On Mon, Apr 28, 2014 at 4:11 PM, Andrew Morton
<akpm@...ux-foundation.org> wrote:
>
> unuse_mm() leaves current->mm at NULL so we'd hear about it pretty
> quickly if a user task was running use_mm/unuse_mm.

Yes.

> I think so.  Maybe it's time to cook up a debug patch for Srivatsa to
> use?  Dump the vma cache when the bug hits, or wire up some trace
> points.  Or perhaps plain old printks - it seems to be happening pretty
> early in boot.

Well, I think Srivatsa has only seen it once, and wasn't able to
reproduce it, so we'd have to make it happen more first.
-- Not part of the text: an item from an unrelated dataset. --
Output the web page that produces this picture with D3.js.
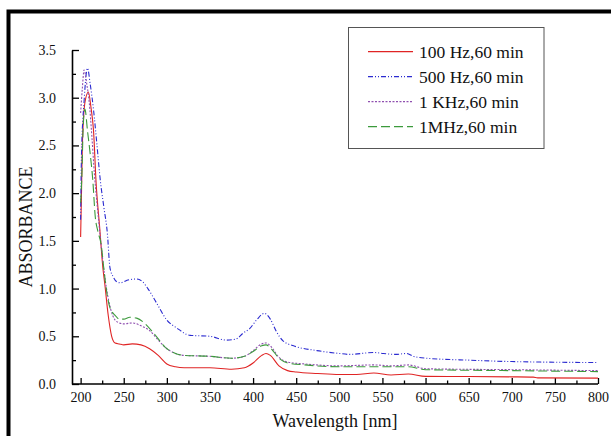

> Are there additional sanity checks we can perform at cache addition
> time?

I wouldn't really expect it to happen at cache addition time, since
that's really quite simple. There's only one caller of
vmacache_update(), namely find_vma(). And vmacache_update() does the
same sanity check that vmacache lookup does (ie check that the
passed-on mm is the current thread mm, and that we're not a kernel
thread).

I'd be more inclined to think it's a missing invalidate, but I can
only think of two reasons to invalidate:

 - the vma itself went away from the mm, got free'd/reused, and so
vm_mm changes..

   But then we'd have to remove it from the rb-tree, and both callers
of vma_rb_erase() do a vmacache_invalidate()

 - the mm of a thread changed

   This is exec, use_mm(), and fork() (and fork really only just
because we copy the vmacache).

   exec and fork do that "vmacache_flush(tsk)", which is why I was
looking at use_mm().

So it all looks sane. Which only means that I must obviously be
missing some case. Which case am I missing?